Controversial religious rights bill passes in Virginia

WASHINGTON — A controversial bill designed to protect religious organizations from being penalized for their beliefs has passed the Virginia General Assembly.

The House of Delegates approved Senate Bill 41 Wednesday on a 59-38 vote. The Senate passed the measure last month.

“We’re establishing a state religion,” Del. Marcus Simon, D-Fairfax, stated on the House floor.

“We are saying we are going to prefer this specific set of beliefs above all others.”

Simon added that pastors, priests and rabbis already had the right to not perform any marriage ceremony as they wish.

“There are Catholic priests that won’t marry people that are divorced. There are rabbis that won’t marry people that are interfaith couples. There are people that won’t marry people after sundown on Friday night,” Simon said.

“Nobody has ever tried to make those people marry anybody they didn’t want to.”

Del. Robert Marshall said opposition to the bill comes from an effort to “want to excise out from the public square individuals who accept and practice only what marriage was understood for millennia.”

“If you want to protect what has been the common understanding for people as different as Napoleon or Socrates or anybody, marriage is between one man and one woman, and to say anything else and to punish with the public power of either tax status or licensure or recognition or derecognition in any way, I think, is improper,” he said.

“But it is telling how far people want to go with the quote, ‘freedom to marry.'”

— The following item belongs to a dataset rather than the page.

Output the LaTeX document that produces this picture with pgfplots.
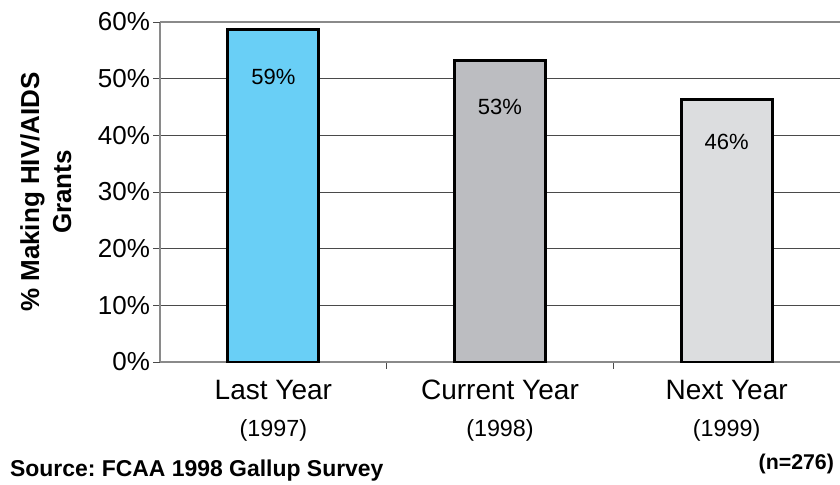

The bill doesn’t just apply to individuals or organizations who refuse to officiate or offer services for a marriage ceremony. The legislation also protects other institutions, like religious schools, from being penalized by the government for its beliefs.

“Of course that is correct, that is the whole point,” said bill supporter Del. Todd Gilbert, R-Shenandoah, when asked by a colleague to clarify.

“Religious institutions have these deeply held religious beliefs that they do mean something to these religious institutions just as has been contemplated throughout our history that we respect those beliefs.”

After the Senate and House work out minor changes made to the bill in the House, the legislation will go to the governor’s office to be signed.

Gov. Terry McAuliffe is expected to veto the measure.